What is included in professional installation work?
Professional domestic electrical installation work normally starts with assessing the property and understanding what the circuits need to supply. That includes load requirements, cable routes, suitable protective devices, and whether the existing system can safely support the proposed work.
The installation itself may involve running new cables, replacing damaged or outdated wiring, fitting new accessories, upgrading the consumer unit, improving earthing and bonding, and carrying out full testing when the work is complete. Testing is not an optional extra. It is the part that confirms the installation is functioning correctly and that safety measures operate as intended.
Documentation matters too. Depending on the work, this can include certificates that record what has been installed, what has been tested, and whether the system meets the applicable requirements. This is useful not only for safety, but also for landlords, property sales, insurance queries and future maintenance.
Domestic electrical installation and regulations
In the UK, domestic electrical work should comply with the current wiring regulations and, where relevant, building control requirements. The exact technical detail is handled by the electrician, but for the customer the key point is that installation work should never be treated as guesswork.
Some jobs are minor and straightforward. Others, especially in kitchens, bathrooms or where new circuits are involved, need closer attention to compliance and certification. That is why using a qualified electrician is the sensible route. Good installation work is not just about getting power from one point to another. It is about selecting the right materials, installing them properly, and testing the result thoroughly.
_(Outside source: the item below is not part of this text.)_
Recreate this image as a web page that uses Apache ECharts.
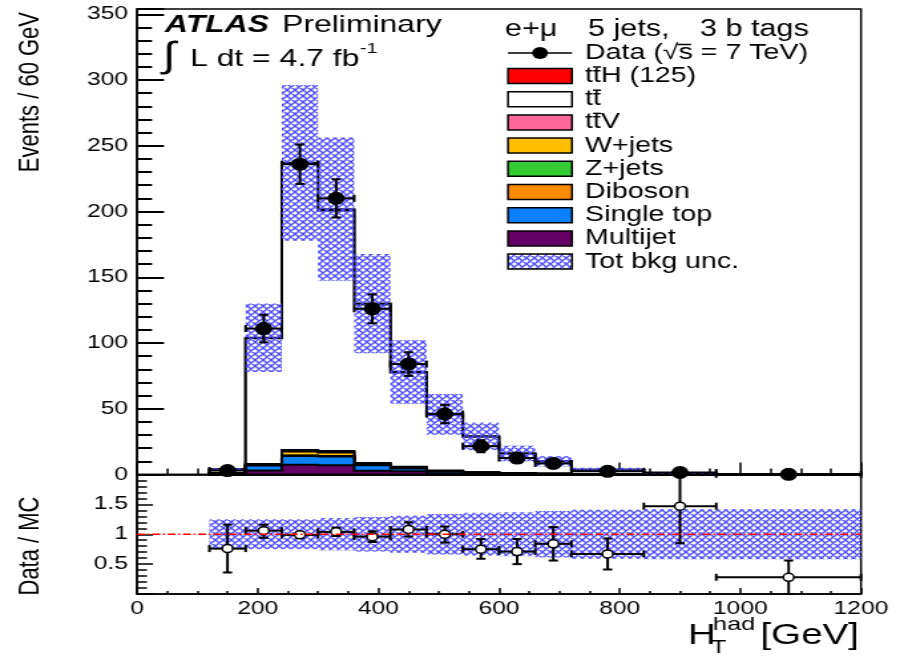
<!DOCTYPE html>
<html>
<head>
<meta charset="utf-8">
<title>HT had, e+mu 5 jets 3 b tags</title>
<script src="https://cdn.jsdelivr.net/npm/echarts@6.0.0/dist/echarts.min.js"></script>
<style>
  html, body { margin: 0; padding: 0; background: #fff; overflow: hidden; }
  /* the reference picture is stretched sideways, so is this one */
  #chart { width: 677px; height: 657px; transform: scaleX(1.3294); transform-origin: 0 0; }
</style>
</head>
<body>
<div id="chart"></div>
<script>
// bins in GeV, contents are events / 60 GeV
const binLo = [120, 180, 240, 300, 360, 420, 480, 540, 600, 660, 720, 840, 960]
const binHi = [180, 240, 300, 360, 420, 480, 540, 600, 660, 720, 840, 960, 1200]

const dataEvents = [3, 111, 236, 210, 126, 84, 46, 21.5, 12.5, 8.4, 2.4, 1.5, 0.12]
const dataErr = [1.7, 10.5, 15, 14.5, 11, 9, 7, 4.6, 3.5, 2.9, 1.1, 0.9, 0.25]

// backgrounds, stacked from the bottom up
const multijet = [0.6, 3.0, 7.4, 7.0, 2.8, 2.4, 1.0, 0.6, 0.4, 0.3, 0.2, 0.1, 0.05]
const singleTop = [0.3, 3.8, 6.6, 6.6, 4.3, 2.2, 1.4, 0.8, 0.5, 0.3, 0.2, 0.1, 0.05]
const diboson = [0, 0.1, 0.2, 0.2, 0.1, 0.1, 0.05, 0, 0, 0, 0, 0, 0]
const zJets = [0, 0.1, 0.3, 0.2, 0.1, 0.1, 0, 0, 0, 0, 0, 0, 0]
const wJets = [0, 0.5, 3.0, 2.8, 0.8, 0.6, 0.3, 0.2, 0.1, 0, 0, 0, 0]
const ttV = [0, 0.4, 1.2, 1.1, 0.7, 0.5, 0.3, 0.2, 0.1, 0.05, 0.03, 0.01, 0]
const ttbar = [3.1, 95.8, 217.4, 182.9, 120.5, 71.6, 42.4, 27.0, 14.8, 9.3, 3.1, 0.8, 0.3]
const ttH = [0, 0.3, 0.9, 1.0, 0.7, 0.5, 0.3, 0.2, 0.1, 0.1, 0.05, 0.02, 0.01]
// relative total background uncertainty
const bkgUnc = [0.25, 0.25, 0.25, 0.27, 0.29, 0.31, 0.34, 0.36, 0.37, 0.39, 0.41, 0.42, 0.42]

// Data / MC
const ratio = [0.76, 1.06, 0.99, 1.04, 0.96, 1.08, 1.0, 0.75, 0.71, 0.84, 0.67, 1.47, 0.28]
const ratioErrLo = [0.40, 0.12, 0.05, 0.07, 0.09, 0.12, 0.14, 0.16, 0.21, 0.28, 0.26, 0.62, 0.28]
const ratioErrHi = [0.40, 0.10, 0.05, 0.07, 0.09, 0.12, 0.13, 0.17, 0.21, 0.28, 0.26, 0.53, 0.28]

// axes
const xRange = [0, 1200]
const xStep = 200
const yRange = [0, 354]
const yStep = 50
const ratioRange = [0, 2]
const ratioStep = 0.5

const S = 900 / 677
const sx = v => v / S // reference pixels -> chart pixels (horizontal only)
const FONT = '"Liberation Sans", Arial, Helvetica, sans-serif'

const layers = [
  { name: 'Multijet', values: multijet, color: '#660066' },
  { name: 'Single top', values: singleTop, color: '#0a80ff' },
  { name: 'Diboson', values: diboson, color: '#ff8c00' },
  { name: 'Z+jets', values: zJets, color: '#33cc33' },
  { name: 'W+jets', values: wJets, color: '#ffbf00' },
  { name: 'tt̄V', values: ttV, color: '#ff6699' },
  { name: 'tt̄', values: ttbar, color: '#ffffff' },
  { name: 'tt̄H (125)', values: ttH, color: '#ff0000' }
]
const cum = []
layers.forEach((l, k) => {
  cum.push(l.values.map((v, b) => v + (k ? cum[k - 1][b] : 0)))
})
const mcTotal = cum[cum.length - 1]
const drawOrder = layers.map((l, k) => layers.length - 1 - k)

function makeHatch () {
  const c = document.createElement('canvas')
  c.width = 6
  c.height = 6
  const g = c.getContext('2d')
  g.strokeStyle = '#4d4dff'
  g.lineWidth = 1.4
  g.beginPath()
  for (let k = -1; k <= 1; k++) {
    g.moveTo(6 * k, 0); g.lineTo(6 * k + 6, 6)
    g.moveTo(6 * k + 6, 0); g.lineTo(6 * k, 6)
  }
  g.stroke()
  return c
}
const hatch = { image: makeHatch(), repeat: 'repeat' }

const CAP = 3.5
function errorMark (api, i, y, eLo, eHi, r, open) {
  const xc = (binLo[i] + binHi[i]) / 2
  const c = api.coord([xc, y])
  const l = api.coord([binLo[i], y])
  const rr = api.coord([binHi[i], y])
  const t = api.coord([xc, y + eHi])
  const b = api.coord([xc, Math.max(y - eLo, 0)])
  const ln = { stroke: '#000', lineWidth: 2 }
  const line = (x1, y1, x2, y2) => ({ type: 'line', shape: { x1, y1, x2, y2 }, style: ln })
  return {
    type: 'group',
    children: [
      line(l[0], c[1], rr[0], c[1]),
      line(c[0], t[1], c[0], b[1]),
      line(c[0] - CAP, t[1], c[0] + CAP, t[1]),
      line(c[0] - CAP, b[1], c[0] + CAP, b[1]),
      line(l[0], c[1] - CAP, l[0], c[1] + CAP),
      line(rr[0], c[1] - CAP, rr[0], c[1] + CAP),
      {
        type: 'circle',
        shape: { cx: c[0], cy: c[1], r },
        style: open ? { fill: '#fff', stroke: '#000', lineWidth: 1.5 } : { fill: '#000' }
      }
    ]
  }
}

function xAxis (gridIndex, showLabel, tickLen, minorLen) {
  return {
    type: 'value',
    gridIndex,
    min: xRange[0],
    max: xRange[1],
    interval: xStep,
    axisLine: { show: true, onZero: false, lineStyle: { color: '#000', width: 1.5 } },
    axisTick: { show: true, inside: true, length: tickLen, lineStyle: { color: '#000', width: 1.5 } },
    minorTick: { show: true, splitNumber: 4, length: minorLen, lineStyle: { color: '#000', width: 1.5 } },
    splitLine: { show: false },
    axisLabel: { show: showLabel, color: '#000', fontSize: 18.5, fontFamily: FONT, margin: 5, formatter: v => String(v) }
  }
}

function text (str, x, y, size, extra) {
  const o = extra || {}
  const el = {
    type: 'text',
    x: sx(x),
    y,
    z: 100,
    style: {
      text: str,
      font: (o.style || '') + ' ' + size + 'px ' + FONT,
      fill: '#000',
      align: o.align || 'left',
      textAlign: o.align || 'left',
      verticalAlign: 'middle',
      textVerticalAlign: 'middle'
    }
  }
  if (o.rotation) el.rotation = o.rotation
  return el
}
function seg (x1, y1, x2, y2, w) {
  return { type: 'line', z: 100, shape: { x1: sx(x1), y1, x2: sx(x2), y2 }, style: { stroke: '#000', lineWidth: w || 1.5 } }
}

// legend and labels
const graphics = [
  text('ATLAS', 165, 25, 24, { style: 'italic bold' }),
  text('Preliminary', 282, 25, 24),
  text('∫', 163, 57, 36),
  text('L dt = 4.7 fb', 190, 59, 24),
  text('-1', 360, 49, 15),
  text('e+μ', 505, 30, 23),
  text('5 jets,', 588, 30, 23),
  text('3 b tags', 700, 30, 23),
  seg(508, 53, 572, 53, 1.5),
  { type: 'circle', z: 100, shape: { cx: sx(540), cy: 53, r: 6 }, style: { fill: '#000' } },
  text('Data (√s = 7 TeV)', 585, 53, 21.5),
  seg(677, 44.5, 691, 44.5, 1.5),
  text('Events / 60 GeV', 31, 12, 22, { align: 'right', rotation: Math.PI / 2 }),
  text('Data / MC', 31, 546, 22, { align: 'center', rotation: Math.PI / 2 }),
  text('H', 688, 636, 29),
  text('had', 713, 625, 19),
  text('T', 711, 648, 19),
  text('[GeV]', 859, 636, 29, { align: 'right' })
]
const legendRows = drawOrder.map(k => ({ name: layers[k].name, fill: layers[k].color }))
legendRows.push({ name: 'Tot bkg unc.', fill: hatch })
legendRows.forEach((row, i) => {
  const y = 76 + 23.2 * i
  graphics.push({
    type: 'rect',
    z: 100,
    shape: { x: sx(508), y: y - 7.5, width: sx(572) - sx(508), height: 15 },
    style: { fill: row.fill, stroke: '#000', lineWidth: 1.5 }
  })
  graphics.push(text(row.name.replace('t̄', 't'), 585, y, 21.5))
  if (row.name.indexOf('t̄') >= 0) graphics.push(seg(593, y - 9, 601, y - 9, 1.5))
})

const chart = echarts.init(document.getElementById('chart'))
chart.setOption({
  animation: false,
  grid: [
    { left: sx(137), width: sx(861) - sx(137), top: 9, height: 465.5, show: true, borderColor: '#000', borderWidth: 1.5, outerBoundsMode: 'none' },
    { left: sx(137), width: sx(861) - sx(137), top: 474.5, height: 119.5, show: true, borderColor: '#000', borderWidth: 1.5, outerBoundsMode: 'none' }
  ],
  xAxis: [xAxis(0, false, 12, 6), xAxis(1, true, 6, 3)],
  yAxis: [
    {
      type: 'value',
      gridIndex: 0,
      min: yRange[0],
      max: yRange[1],
      interval: yStep,
      axisLine: { show: true, lineStyle: { color: '#000', width: 1.5 } },
      axisTick: { show: true, inside: true, length: sx(27), lineStyle: { color: '#000', width: 2 } },
      minorTick: { show: true, splitNumber: 5, length: sx(15), lineStyle: { color: '#000', width: 2 } },
      splitLine: { show: false },
      axisLabel: { color: '#000', fontSize: 18.5, fontFamily: FONT, margin: sx(9) }
    },
    {
      type: 'value',
      gridIndex: 1,
      min: ratioRange[0],
      max: ratioRange[1],
      interval: ratioStep,
      axisLine: { show: true, lineStyle: { color: '#000', width: 1.5 } },
      axisTick: { show: true, inside: true, length: sx(16), lineStyle: { color: '#000', width: 1.5 } },
      minorTick: { show: true, splitNumber: 5, length: sx(10), lineStyle: { color: '#000', width: 1.5 } },
      splitLine: { show: false },
      axisLabel: { color: '#000', fontSize: 18.5, fontFamily: FONT, margin: sx(9), showMinLabel: false, showMaxLabel: false }
    }
  ],
  series: [
    {
      type: 'custom',
      name: 'stack',
      xAxisIndex: 0,
      yAxisIndex: 0,
      data: drawOrder.map(k => [k, 0]),
      renderItem: (params, api) => {
        const k = drawOrder[params.dataIndex]
        const h = cum[k]
        const pts = [api.coord([binLo[0], 0])]
        binLo.forEach((lo, b) => {
          pts.push(api.coord([lo, h[b]]), api.coord([binHi[b], h[b]]))
        })
        pts.push(api.coord([binHi[binHi.length - 1], 0]))
        return {
          type: 'polygon',
          shape: { points: pts },
          style: { fill: layers[k].color, stroke: '#000', lineWidth: 2 }
        }
      }
    },
    {
      type: 'custom',
      name: 'Tot bkg unc.',
      xAxisIndex: 0,
      yAxisIndex: 0,
      data: binLo.map((lo, i) => [lo, mcTotal[i]]),
      renderItem: (params, api) => {
        const i = params.dataIndex
        const p0 = api.coord([binLo[i], mcTotal[i] * (1 + bkgUnc[i])])
        const p1 = api.coord([binHi[i], mcTotal[i] * (1 - bkgUnc[i])])
        return {
          type: 'rect',
          shape: { x: p0[0], y: p0[1], width: p1[0] - p0[0], height: p1[1] - p0[1] },
          style: { fill: hatch }
        }
      }
    },
    {
      type: 'custom',
      name: 'Data',
      xAxisIndex: 0,
      yAxisIndex: 0,
      data: binLo.map((lo, i) => [(lo + binHi[i]) / 2, dataEvents[i]]),
      renderItem: (params, api) => {
        const i = params.dataIndex
        return errorMark(api, i, dataEvents[i], dataErr[i], dataErr[i], 6.5, false)
      }
    },
    {
      type: 'custom',
      name: 'ratio unc.',
      xAxisIndex: 1,
      yAxisIndex: 1,
      data: binLo.map((lo, i) => [lo, 1]),
      renderItem: (params, api) => {
        const i = params.dataIndex
        const p0 = api.coord([binLo[i], 1 + bkgUnc[i]])
        const p1 = api.coord([binHi[i], 1 - bkgUnc[i]])
        return {
          type: 'rect',
          shape: { x: p0[0], y: p0[1], width: p1[0] - p0[0], height: p1[1] - p0[1] },
          style: { fill: hatch }
        }
      }
    },
    {
      type: 'line',
      xAxisIndex: 1,
      yAxisIndex: 1,
      data: [[xRange[0], 1], [xRange[1], 1]],
      symbol: 'none',
      silent: true,
      lineStyle: { color: '#ff0000', width: 1.5, type: [6, 2, 1.5, 2] }
    },
    {
      type: 'custom',
      name: 'Data / MC',
      xAxisIndex: 1,
      yAxisIndex: 1,
      data: binLo.map((lo, i) => [(lo + binHi[i]) / 2, ratio[i]]),
      renderItem: (params, api) => {
        const i = params.dataIndex
        return errorMark(api, i, ratio[i], ratioErrLo[i], ratioErrHi[i], 4, true)
      }
    }
  ],
  graphic: { elements: graphics }
})
</script>
</body>
</html>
Older properties and hidden issues
Across Blackpool and the Fylde Coast, many homes have been altered over decades. Extensions are added, garages are converted, extra sockets are fitted and old fittings are replaced. Over time, this can create a patchwork installation where some parts are modern and others are not.
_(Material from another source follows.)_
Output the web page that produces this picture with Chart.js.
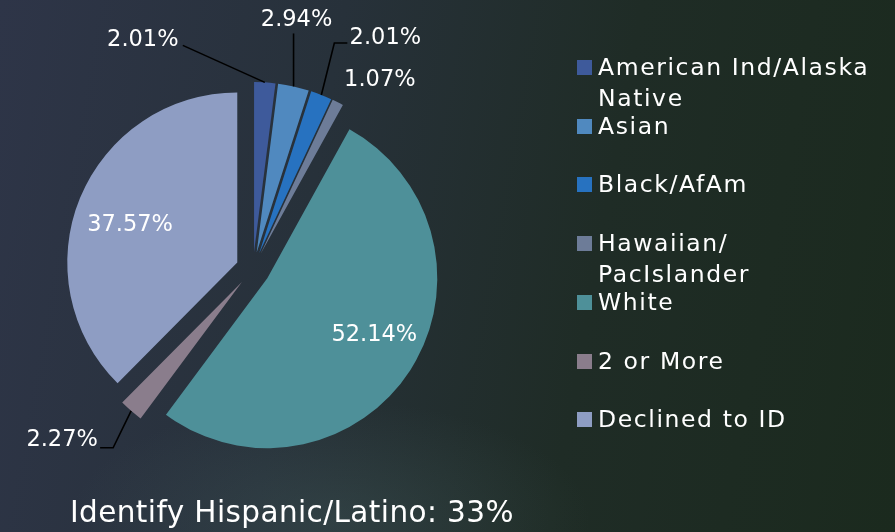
<!DOCTYPE html>
<html>
<head>
<meta charset="utf-8">
<script src="https://cdn.jsdelivr.net/npm/chart.js@4/dist/chart.umd.min.js"></script>
<style>
  html, body { margin: 0; padding: 0; }
  body {
    width: 895px; height: 532px; overflow: hidden; position: relative;
    font-family: 'DejaVu Sans', sans-serif; color: #fff;
    background:
      radial-gradient(ellipse 260px 120px at 330px 520px, rgba(70, 95, 95, 0.35), rgba(70, 95, 95, 0) 100%),
      linear-gradient(100deg, #2e3548 0%, #27313a 35%, #1f2c26 65%, #1b2a1e 100%);
  }
  #chart { position: absolute; left: 0; top: 0; }
  .legend-item { position: absolute; left: 577px; }
  .legend-item .box { position: absolute; left: 0; top: 0; width: 15px; height: 15px; }
  .legend-item .txt { position: absolute; left: 21px; top: -8px; font-size: 23.5px; line-height: 31px; letter-spacing: 1.6px; white-space: pre; }
  #title { position: absolute; left: 70px; top: 494px; font-size: 29.5px; line-height: 36px; letter-spacing: 0.4px; white-space: nowrap; }
</style>
</head>
<body>
<canvas id="chart" width="895" height="532"></canvas>
<div id="legend"></div>
<div id="title">Identify Hispanic/Latino: 33%</div>
<script>
const categories = ['American Ind/Alaska\nNative', 'Asian', 'Black/AfAm', 'Hawaiian/\nPacIslander', 'White', '2 or More', 'Declined to ID'];
const shares = [2.01, 2.94, 2.01, 1.07, 52.14, 2.27, 37.57];
const colors = ['#3e5a9b', '#5089bf', '#2772c0', '#6d7c98', '#4e9099', '#8a7d8c', '#8e9dc3'];

// where each percentage sits, relative to the middle of the slice's outer edge
const labelLayout = [
  { dx: -122, dy: -42, leader: [[40, 5]] },
  { dx: 3, dy: -66, leader: [[null, 13]] },
  { dx: 64, dy: -57, leader: [[-51, 5], [-38, 5]] },
  { dx: 42, dy: -22, leader: [] },
  { dx: -36, dy: -35, leader: [] },
  { dx: -69, dy: 29, leader: [[51, 8], [38, 8]] },
  { dx: 50, dy: 27, leader: [] }
];

const explodeDistance = 17;

// push every slice out from the centre along its middle angle
const explode = {
  id: 'explode',
  beforeDatasetsDraw(chart) {
    const { chartArea } = chart;
    const cx = (chartArea.left + chartArea.right) / 2;
    const cy = (chartArea.top + chartArea.bottom) / 2;
    chart.getDatasetMeta(0).data.forEach(arc => {
      const mid = (arc.startAngle + arc.endAngle) / 2;
      arc.x = cx + Math.cos(mid) * explodeDistance;
      arc.y = cy + Math.sin(mid) * explodeDistance;
    });
  }
};

const sliceLabels = {
  id: 'sliceLabels',
  afterDatasetsDraw(chart) {
    const ctx = chart.ctx;
    ctx.save();
    ctx.font = '22.5px "DejaVu Sans", sans-serif';
    ctx.textAlign = 'center';
    ctx.textBaseline = 'middle';
    chart.getDatasetMeta(0).data.forEach((arc, i) => {
      const mid = (arc.startAngle + arc.endAngle) / 2;
      const ax = arc.x + Math.cos(mid) * arc.outerRadius;
      const ay = arc.y + Math.sin(mid) * arc.outerRadius;
      const lay = labelLayout[i];
      const tx = ax + lay.dx, ty = ay + lay.dy;
      if (lay.leader.length) {
        ctx.strokeStyle = '#000';
        ctx.lineWidth = 1.6;
        ctx.beginPath();
        ctx.moveTo(ax, ay);
        lay.leader.forEach(([px, py]) => ctx.lineTo(px === null ? ax : tx + px, ty + py));
        ctx.stroke();
      }
      ctx.fillStyle = '#fff';
      ctx.fillText(shares[i].toFixed(2) + '%', tx, ty);
    });
    ctx.restore();
  }
};

new Chart(document.getElementById('chart'), {
  type: 'pie',
  data: {
    labels: categories,
    datasets: [{
      data: shares,
      backgroundColor: colors,
      borderWidth: 0,
      radius: 170
    }]
  },
  options: {
    responsive: false,
    animation: false,
    events: [],
    layout: { padding: { left: 63, right: 452, top: 79, bottom: 73 } },
    plugins: { legend: { display: false }, tooltip: { enabled: false } }
  },
  plugins: [explode, sliceLabels]
});

const legend = document.getElementById('legend');
categories.forEach((name, i) => {
  const item = document.createElement('div');
  item.className = 'legend-item';
  item.style.top = (60 + i * 58.7) + 'px';
  item.innerHTML = '<div class="box" style="background:' + colors[i] + '"></div><div class="txt"></div>';
  item.querySelector('.txt').textContent = name;
  legend.appendChild(item);
});
</script>
</body>
</html>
That is often where problems start. An old cable may still be feeding a newer circuit. A consumer unit may have been upgraded, but the earthing may not have been brought fully up to standard. Previous repairs may have solved the immediate fault without addressing the underlying issue.
This is why inspection, fault finding and installation work often go hand in hand. At Blackpool & Fylde Electrical Services Limited, that practical approach is part of doing the job properly - not just making the fault disappear for a day, but making sure the installation is safe to rely on.
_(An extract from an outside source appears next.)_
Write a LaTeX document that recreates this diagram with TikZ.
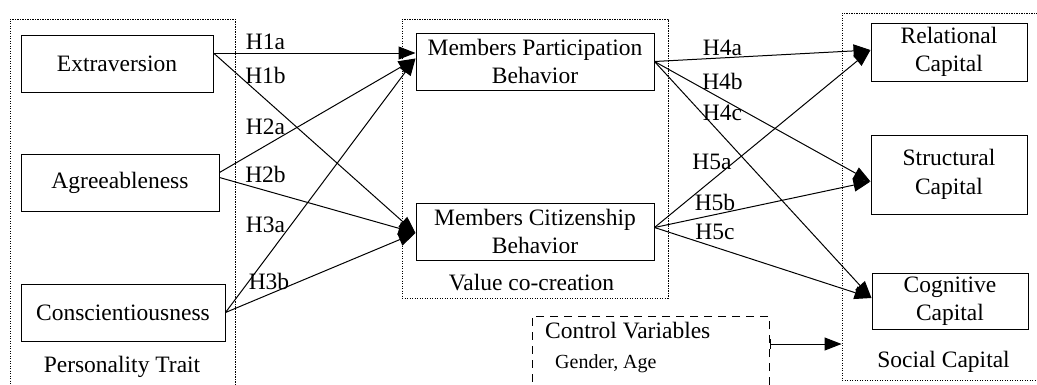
\documentclass[tikz,border=0pt]{standalone}
\usepackage{fontspec}
\setmainfont{Liberation Serif}
\usetikzlibrary{arrows.meta,calc}
\begin{document}
\begin{tikzpicture}[x=1pt,y=-1pt,
  box/.style={draw,line width=1pt,inner sep=0pt,align=center,font=\fontsize{23.5}{28.5}\selectfont},
  grp/.style={draw,line width=0.9pt,dash pattern=on 1.2pt off 1.3pt,inner sep=0pt},
  ctl/.style={draw,line width=1pt,dash pattern=on 8pt off 6pt,inner sep=0pt},
  lbl/.style={inner sep=0pt,font=\fontsize{23.5}{28.5}\selectfont},
  small/.style={inner sep=0pt,font=\fontsize{20}{24}\selectfont},
  arr/.style={line width=1pt,-{Triangle[length=17pt,width=13pt]}},
  barr/.style={line width=1pt,{Bar[width=10pt]}-{Triangle[length=17pt,width=13pt]}}]
\clip (0,0) rectangle (1037,384);
\fill[white] (0,0) rectangle (1037,384);

% group boxes
\node[grp,minimum width=225pt,minimum height=381pt] (pers) at (122.5,209.5) {};
\node[grp,minimum width=266pt,minimum height=279pt] (vcc) at (535,158.5) {};
\node[grp,minimum width=203pt,minimum height=367pt] (soc) at (943.5,196.5) {};
\node[ctl,minimum width=237pt,minimum height=84pt] (ctrl) at (650.5,358) {};

% group titles
\node[lbl] (perst) at (122,366.5) {Personality Trait};
\node[lbl] (vcct) at (531.5,282.5) {Value co-creation};
\node[lbl] (soct) at (943.5,361.5) {Social Capital};
\node[lbl,anchor=west] (ctrlt) at (545,330.5) {Control Variables};
\node[small,anchor=west] (ctrlv) at (555,364) {Gender, Age};

% boxes
\node[box,minimum width=192pt,minimum height=57pt] (ext) at (117,63.5) {Extraversion};
\node[box,minimum width=198pt,minimum height=57pt] (agr) at (120,182.5) {Agreeableness};
\node[box,minimum width=204pt,minimum height=57pt] (con) at (123,312.5) {Conscientiousness};
\node[box,minimum width=238pt,minimum height=57pt] (mpb) at (535,61.5) {Members Participation\\Behavior};
\node[box,minimum width=238pt,minimum height=57pt] (mcb) at (535,231.5) {Members Citizenship\\Behavior};
\node[box,minimum width=156pt,minimum height=58pt] (rel) at (949,52) {Relational\\Capital};
\node[box,minimum width=156pt,minimum height=79pt] (str) at (949,174.5) {Structural\\Capital};
\node[box,minimum width=156pt,minimum height=56pt] (cog) at (950,301) {Cognitive\\Capital};

% connectors
\draw[arr] ($(ext.east)+(0,-10.5)$) -- ($(mpb.west)+(0,-8.5)$);
\draw[arr] ($(ext.east)+(0,-10.5)$) -- ($(mcb.west)+(0,1.5)$);
\draw[arr] ($(agr.east)+(0,-10)$) -- ($(mpb.west)+(0,-3)$);
\draw[arr] ($(agr.east)+(0,-5)$) -- ($(mcb.west)+(0,1.5)$);
\draw[arr] (con.east) -- ($(mpb.west)+(0,-3)$);
\draw[arr] (con.east) -- ($(mcb.west)+(0,1.5)$);

\draw[arr] (mpb.east) -- ($(rel.west)+(0,-2)$);
\draw[arr] (mpb.east) -- ($(str.west)+(0,7)$);
\draw[arr] (mpb.east) -- ($(cog.west)+(0,-3)$);
\draw[arr] ($(mcb.east)+(0,-4)$) -- ($(rel.west)+(0,-2)$);
\draw[arr] ($(mcb.east)+(0,-4)$) -- ($(str.west)+(0,7)$);
\draw[arr] ($(mcb.east)+(0,-4)$) -- ($(cog.west)+(0,-3)$);

\draw[barr] ($(ctrl.east)+(0,-14)$) coordinate (cs) -- (cs -| soc.west);

% labels
\node[lbl] (h1a) at (265.5,42) {H1a};
\node[lbl] (h1b) at (265.5,75) {H1b};
\node[lbl] (h2a) at (265.5,127) {H2a};
\node[lbl] (h2b) at (265.5,174) {H2b};
\node[lbl] (h3a) at (265.5,225) {H3a};
\node[lbl] (h3b) at (269,281) {H3b};
\node[lbl] (h4a) at (722.5,48) {H4a};
\node[lbl] (h4b) at (722.5,81) {H4b};
\node[lbl] (h4c) at (722.5,113) {H4c};
\node[lbl] (h5a) at (712,162) {H5a};
\node[lbl] (h5b) at (715,202) {H5b};
\node[lbl] (h5c) at (715,232) {H5c};
\end{tikzpicture}
\end{document}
How to tell if your home may need attention
If your property has not been inspected for many years, if the wiring is visibly old, or if you are relying on extension leads because there are not enough sockets, it is worth getting the installation looked at. The same applies if you have just moved into an older home and have no clear record of previous electrical work.
Landlords should be especially alert to dated installations, as wear and tear can build up quietly between tenancies. Homeowners planning renovations should also bring an electrician in early. It is usually easier and more cost-effective to deal with wiring before plastering, decorating or kitchen fitting starts.
A proper assessment can tell you whether you need a full rewire, a partial upgrade, a consumer unit replacement, remedial work, or simply reassurance that the installation is in good condition. The right answer depends on the property, not a one-size-fits-all rule.
Domestic electrical installation is, at heart, the safe structure behind everyday living - the part of your home’s electrical system you rarely see, but depend on every day. If there is any doubt about its condition, it is far better to ask the question early than wait for a fault to make the decision for you.